Moore acts as fighter pilot advocate

Heidi Moore, as she describes it, is an advocate for pilots who will fly one of Lockheed Martin’s flagship aircraft. Since she graduated from Purdue’s flight program in 2004, she has worked on Lockheed’s F-16 Pilot-Vehicle Interface (PVI) team as a systems engineer.

“My job is to listen to our customers, hear about their needs in the field and figure out what they need in order to do combat better in defense of freedom,” Moore said.

She uses that information to configure the cockpit to help achieve the pilot community’s goals.

Heidi Moore“With all of the F-16’s capabilities, we have to get creative. We have to think outside the box and still stay in line with design philosophies,” Moore said.

The process relies heavily on good communication skills as well as an understanding of an airplane’s systems, both of which she worked on as a Purdue student.

It was as a student that she first heard of Lockheed Martin. She and her co-pilot for the Women’s Air Race Classic helped the team become an officially recognized student organization on campus, complete with a ground crew. They also met with Lockheed to discuss team sponsorship options.

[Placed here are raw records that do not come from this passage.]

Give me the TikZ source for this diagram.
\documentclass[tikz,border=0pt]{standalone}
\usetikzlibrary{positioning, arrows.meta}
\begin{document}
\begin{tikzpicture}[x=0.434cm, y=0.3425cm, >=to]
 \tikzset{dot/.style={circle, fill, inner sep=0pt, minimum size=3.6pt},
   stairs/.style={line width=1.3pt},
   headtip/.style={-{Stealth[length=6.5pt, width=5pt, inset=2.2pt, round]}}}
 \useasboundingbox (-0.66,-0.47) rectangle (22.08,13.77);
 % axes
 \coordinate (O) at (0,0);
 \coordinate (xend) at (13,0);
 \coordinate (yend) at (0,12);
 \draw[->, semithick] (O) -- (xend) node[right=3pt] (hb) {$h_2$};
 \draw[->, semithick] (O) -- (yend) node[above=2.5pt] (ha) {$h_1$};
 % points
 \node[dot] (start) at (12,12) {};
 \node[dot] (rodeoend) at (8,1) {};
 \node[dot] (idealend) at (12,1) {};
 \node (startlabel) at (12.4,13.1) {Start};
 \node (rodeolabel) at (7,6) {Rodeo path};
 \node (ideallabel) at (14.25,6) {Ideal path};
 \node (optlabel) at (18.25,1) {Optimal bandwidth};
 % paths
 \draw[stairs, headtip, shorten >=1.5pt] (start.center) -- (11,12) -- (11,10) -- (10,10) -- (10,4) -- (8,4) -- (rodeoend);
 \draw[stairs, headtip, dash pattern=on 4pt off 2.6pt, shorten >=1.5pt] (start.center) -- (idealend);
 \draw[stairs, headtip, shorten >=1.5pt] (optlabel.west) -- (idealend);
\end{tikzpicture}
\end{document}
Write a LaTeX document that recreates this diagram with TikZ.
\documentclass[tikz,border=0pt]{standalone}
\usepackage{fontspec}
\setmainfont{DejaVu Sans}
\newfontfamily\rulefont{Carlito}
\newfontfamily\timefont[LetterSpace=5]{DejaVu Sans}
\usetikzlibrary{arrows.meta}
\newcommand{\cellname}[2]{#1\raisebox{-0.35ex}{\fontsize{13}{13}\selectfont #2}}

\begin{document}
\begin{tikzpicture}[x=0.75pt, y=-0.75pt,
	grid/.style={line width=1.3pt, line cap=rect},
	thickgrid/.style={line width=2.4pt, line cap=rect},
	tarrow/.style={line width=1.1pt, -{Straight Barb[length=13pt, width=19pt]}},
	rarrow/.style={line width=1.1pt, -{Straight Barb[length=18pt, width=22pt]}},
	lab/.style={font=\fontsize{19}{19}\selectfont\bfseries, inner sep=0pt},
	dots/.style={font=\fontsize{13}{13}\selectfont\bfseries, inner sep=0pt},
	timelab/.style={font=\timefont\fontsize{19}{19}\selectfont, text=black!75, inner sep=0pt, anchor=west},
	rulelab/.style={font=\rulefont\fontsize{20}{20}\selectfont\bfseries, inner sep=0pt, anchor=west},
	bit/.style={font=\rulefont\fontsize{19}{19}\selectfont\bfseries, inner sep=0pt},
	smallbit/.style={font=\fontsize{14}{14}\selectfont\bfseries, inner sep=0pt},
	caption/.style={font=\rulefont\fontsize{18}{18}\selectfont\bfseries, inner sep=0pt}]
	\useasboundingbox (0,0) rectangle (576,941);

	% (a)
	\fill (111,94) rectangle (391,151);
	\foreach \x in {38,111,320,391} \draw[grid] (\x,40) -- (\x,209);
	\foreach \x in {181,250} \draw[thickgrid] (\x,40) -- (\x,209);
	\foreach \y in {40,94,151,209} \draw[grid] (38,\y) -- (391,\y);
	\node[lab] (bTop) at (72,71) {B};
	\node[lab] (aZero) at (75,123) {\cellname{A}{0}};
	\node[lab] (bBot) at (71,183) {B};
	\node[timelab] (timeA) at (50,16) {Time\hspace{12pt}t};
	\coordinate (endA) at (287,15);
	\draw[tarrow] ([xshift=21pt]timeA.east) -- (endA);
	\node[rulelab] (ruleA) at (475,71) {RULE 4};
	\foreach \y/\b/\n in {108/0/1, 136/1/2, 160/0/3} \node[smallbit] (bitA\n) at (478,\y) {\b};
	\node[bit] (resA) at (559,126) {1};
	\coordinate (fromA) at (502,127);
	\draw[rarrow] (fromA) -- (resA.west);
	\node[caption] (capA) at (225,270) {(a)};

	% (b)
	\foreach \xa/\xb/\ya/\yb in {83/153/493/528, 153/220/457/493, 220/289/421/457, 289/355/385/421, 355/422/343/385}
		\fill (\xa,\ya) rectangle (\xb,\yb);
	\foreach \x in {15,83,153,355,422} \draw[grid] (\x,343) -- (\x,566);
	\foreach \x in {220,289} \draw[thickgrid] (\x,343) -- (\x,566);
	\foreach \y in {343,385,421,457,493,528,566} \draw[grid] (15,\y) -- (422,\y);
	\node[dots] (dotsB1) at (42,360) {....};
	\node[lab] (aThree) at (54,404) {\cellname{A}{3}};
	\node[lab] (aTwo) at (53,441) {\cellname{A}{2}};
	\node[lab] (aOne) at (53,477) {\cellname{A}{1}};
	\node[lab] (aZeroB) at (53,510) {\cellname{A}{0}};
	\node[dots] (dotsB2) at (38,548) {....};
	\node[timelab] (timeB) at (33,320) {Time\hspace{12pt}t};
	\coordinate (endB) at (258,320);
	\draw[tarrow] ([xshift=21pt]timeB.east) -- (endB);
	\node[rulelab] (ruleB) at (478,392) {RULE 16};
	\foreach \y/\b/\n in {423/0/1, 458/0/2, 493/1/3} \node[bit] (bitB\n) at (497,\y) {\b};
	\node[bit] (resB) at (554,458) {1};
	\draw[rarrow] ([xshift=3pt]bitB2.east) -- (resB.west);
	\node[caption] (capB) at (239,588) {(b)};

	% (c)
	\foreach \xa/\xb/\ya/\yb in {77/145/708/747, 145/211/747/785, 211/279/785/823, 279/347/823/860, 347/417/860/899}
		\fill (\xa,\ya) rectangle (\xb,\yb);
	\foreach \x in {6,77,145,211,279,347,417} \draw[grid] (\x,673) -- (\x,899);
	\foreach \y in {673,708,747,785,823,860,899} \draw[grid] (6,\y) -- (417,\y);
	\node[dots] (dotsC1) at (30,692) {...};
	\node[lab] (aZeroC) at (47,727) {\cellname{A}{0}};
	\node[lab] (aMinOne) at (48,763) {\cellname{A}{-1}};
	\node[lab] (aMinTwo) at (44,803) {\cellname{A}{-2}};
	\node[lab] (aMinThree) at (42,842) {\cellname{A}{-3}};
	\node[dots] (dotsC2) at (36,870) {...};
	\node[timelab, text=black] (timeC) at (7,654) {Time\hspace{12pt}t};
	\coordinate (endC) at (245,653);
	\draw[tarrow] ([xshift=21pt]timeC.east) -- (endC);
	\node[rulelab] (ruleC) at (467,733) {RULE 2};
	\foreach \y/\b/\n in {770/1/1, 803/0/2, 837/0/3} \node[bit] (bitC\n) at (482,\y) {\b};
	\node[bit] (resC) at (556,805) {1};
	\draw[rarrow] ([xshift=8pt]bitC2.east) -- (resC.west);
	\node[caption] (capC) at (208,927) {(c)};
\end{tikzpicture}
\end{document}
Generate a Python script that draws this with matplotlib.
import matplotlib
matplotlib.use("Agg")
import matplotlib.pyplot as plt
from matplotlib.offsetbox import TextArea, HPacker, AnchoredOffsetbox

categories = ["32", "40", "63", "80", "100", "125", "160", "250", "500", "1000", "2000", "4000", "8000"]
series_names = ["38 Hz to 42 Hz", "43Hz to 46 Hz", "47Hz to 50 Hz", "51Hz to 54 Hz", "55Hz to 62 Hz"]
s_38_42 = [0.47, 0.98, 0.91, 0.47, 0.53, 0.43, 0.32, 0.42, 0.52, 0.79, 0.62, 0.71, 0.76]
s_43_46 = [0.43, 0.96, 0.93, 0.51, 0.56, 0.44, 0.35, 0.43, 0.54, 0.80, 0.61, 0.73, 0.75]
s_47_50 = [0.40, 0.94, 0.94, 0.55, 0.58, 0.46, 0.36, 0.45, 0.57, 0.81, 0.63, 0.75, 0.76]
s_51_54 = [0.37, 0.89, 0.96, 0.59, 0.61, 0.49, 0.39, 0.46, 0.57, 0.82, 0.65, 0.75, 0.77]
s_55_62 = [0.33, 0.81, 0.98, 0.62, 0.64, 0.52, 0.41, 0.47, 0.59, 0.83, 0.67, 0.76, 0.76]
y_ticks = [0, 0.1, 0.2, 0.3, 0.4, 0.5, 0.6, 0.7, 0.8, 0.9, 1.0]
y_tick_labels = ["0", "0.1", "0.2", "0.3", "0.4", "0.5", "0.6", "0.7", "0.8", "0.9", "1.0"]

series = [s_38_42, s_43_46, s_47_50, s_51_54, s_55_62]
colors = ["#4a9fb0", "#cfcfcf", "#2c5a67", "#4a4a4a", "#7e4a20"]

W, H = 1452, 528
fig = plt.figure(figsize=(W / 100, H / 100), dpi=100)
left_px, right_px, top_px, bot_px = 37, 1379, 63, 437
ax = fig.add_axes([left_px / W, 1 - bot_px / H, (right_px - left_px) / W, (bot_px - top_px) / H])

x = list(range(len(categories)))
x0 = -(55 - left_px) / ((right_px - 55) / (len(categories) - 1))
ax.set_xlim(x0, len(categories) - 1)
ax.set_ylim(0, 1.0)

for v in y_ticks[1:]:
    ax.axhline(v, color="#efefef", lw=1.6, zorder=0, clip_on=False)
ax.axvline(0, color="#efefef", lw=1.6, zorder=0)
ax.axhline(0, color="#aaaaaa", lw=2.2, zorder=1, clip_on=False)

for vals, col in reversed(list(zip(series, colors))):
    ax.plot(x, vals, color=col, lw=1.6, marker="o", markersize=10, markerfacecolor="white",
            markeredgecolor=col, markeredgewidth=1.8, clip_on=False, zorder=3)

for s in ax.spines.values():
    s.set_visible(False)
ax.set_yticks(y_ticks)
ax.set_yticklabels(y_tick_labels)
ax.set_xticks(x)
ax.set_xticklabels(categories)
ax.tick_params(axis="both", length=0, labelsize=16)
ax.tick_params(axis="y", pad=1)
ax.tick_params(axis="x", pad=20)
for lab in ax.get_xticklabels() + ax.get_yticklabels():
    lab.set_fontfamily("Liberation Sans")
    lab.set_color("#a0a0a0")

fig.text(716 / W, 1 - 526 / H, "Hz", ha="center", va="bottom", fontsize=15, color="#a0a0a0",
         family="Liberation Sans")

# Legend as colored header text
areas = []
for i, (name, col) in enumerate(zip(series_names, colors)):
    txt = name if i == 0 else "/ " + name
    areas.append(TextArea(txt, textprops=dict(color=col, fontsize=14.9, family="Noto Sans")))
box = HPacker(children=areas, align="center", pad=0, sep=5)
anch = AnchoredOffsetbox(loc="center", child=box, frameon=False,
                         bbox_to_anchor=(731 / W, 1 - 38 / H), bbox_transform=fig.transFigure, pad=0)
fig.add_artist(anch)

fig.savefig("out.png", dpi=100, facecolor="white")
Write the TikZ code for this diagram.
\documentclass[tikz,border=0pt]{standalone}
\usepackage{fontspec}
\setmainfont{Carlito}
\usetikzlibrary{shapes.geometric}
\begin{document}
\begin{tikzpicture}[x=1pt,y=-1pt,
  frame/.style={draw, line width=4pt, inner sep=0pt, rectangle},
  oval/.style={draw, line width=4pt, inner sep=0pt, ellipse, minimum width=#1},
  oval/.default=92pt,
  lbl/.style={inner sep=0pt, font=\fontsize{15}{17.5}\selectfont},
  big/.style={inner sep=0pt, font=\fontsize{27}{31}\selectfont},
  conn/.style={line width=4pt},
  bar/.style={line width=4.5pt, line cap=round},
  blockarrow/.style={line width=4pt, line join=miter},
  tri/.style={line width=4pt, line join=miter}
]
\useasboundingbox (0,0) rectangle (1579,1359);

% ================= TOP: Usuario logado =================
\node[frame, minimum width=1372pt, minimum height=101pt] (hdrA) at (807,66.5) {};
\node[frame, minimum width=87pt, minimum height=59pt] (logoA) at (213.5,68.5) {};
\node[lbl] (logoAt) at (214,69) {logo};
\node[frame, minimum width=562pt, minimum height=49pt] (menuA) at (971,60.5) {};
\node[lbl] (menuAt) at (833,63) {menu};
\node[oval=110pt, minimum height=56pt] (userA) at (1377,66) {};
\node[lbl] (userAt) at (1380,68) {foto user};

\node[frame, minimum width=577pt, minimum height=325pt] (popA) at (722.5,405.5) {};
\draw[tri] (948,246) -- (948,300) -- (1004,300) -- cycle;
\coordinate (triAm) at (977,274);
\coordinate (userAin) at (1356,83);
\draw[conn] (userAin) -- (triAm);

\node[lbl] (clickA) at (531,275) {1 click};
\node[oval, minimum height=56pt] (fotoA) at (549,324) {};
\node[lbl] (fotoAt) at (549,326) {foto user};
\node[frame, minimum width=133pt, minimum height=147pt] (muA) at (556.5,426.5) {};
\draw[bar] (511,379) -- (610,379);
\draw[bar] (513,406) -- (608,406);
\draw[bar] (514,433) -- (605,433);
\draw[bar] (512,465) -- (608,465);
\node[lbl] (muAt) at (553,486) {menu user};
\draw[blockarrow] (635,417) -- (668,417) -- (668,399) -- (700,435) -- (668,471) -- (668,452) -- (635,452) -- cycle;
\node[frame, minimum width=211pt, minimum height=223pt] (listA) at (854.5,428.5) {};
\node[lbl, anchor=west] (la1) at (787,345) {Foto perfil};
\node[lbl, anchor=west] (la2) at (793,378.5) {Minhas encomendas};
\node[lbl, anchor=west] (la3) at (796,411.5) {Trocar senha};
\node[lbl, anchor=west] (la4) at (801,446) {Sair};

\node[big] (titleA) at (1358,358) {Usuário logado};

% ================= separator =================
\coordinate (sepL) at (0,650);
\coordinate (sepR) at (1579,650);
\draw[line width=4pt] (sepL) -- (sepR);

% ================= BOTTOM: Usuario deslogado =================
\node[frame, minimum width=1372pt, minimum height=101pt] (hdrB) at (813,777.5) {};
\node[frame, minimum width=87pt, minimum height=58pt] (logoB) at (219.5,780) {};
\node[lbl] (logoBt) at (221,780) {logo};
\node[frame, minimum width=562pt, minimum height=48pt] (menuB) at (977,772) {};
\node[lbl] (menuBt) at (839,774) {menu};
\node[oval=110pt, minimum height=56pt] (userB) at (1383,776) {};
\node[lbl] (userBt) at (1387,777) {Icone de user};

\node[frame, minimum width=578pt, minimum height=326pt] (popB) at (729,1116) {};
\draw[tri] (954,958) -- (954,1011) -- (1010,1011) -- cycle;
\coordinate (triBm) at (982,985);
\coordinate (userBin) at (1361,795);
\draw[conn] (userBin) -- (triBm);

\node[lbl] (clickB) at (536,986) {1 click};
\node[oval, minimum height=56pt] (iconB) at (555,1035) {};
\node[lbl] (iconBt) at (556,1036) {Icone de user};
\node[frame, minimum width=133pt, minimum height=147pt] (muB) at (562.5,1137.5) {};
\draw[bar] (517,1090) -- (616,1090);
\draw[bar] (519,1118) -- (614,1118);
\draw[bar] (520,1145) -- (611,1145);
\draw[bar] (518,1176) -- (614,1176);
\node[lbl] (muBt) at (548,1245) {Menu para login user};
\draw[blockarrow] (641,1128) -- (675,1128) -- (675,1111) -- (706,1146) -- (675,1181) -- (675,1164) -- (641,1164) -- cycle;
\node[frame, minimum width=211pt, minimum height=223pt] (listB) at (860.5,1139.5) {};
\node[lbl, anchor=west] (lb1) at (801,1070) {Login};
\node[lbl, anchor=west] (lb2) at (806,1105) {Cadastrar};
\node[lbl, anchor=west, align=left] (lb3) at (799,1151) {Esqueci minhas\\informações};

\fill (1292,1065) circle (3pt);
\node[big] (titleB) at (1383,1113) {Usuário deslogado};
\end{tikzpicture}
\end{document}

After touring facilities in Ft. Worth, Texas, Moore knew she wanted to work for the company. And now that she has been there for nine years, she has been nominated for Lockheed’s Advanced Technical Leadership Program. She is part of a new T-X competition to build the next fighter training airplanes.

“It’s a good fit for me,” she said. “I was a flight instructor at Purdue. We want to help the student pilot think quickly and not have as big of a learning curve transitioning from undergraduate pilot training to advanced jet training. Their first flight in single-seat fifth generation fighters (F-22 and F-35) must be as safe as possible.”

While Moore loves flying – she wishes she could be a full-time aerobat – she only recently had the chance to fly the F-16.  A customer coordinated the event, and she was able to perform a few aerobatic maneuvers and experience 9Gs.

“It was so amazing. It was one of the best days of my life,” she said. “I wanted to stay up in the air as long as possible.

Heidi Moore’s rules for a successful life:

  • “God gets the glory for everything good in my life.”
  • Always have a teachable spirit. I can learn something from everyone I work with.
  • Don’t always look to the people ahead of you to show you the way. Sometimes you have to carve out your own path.
  • Your life and experiences are what you make of them. Embrace the things that come your way.
  • Good things take time to grow. It won’t all be easy, but the perseverance pays off.
  • Learn how to invest and save for future. It’s never too early to start.
  • Don’t define yourself by mistakes even if other people do. Keep moving forward because sometimes what seems like a failure can become your greatest success.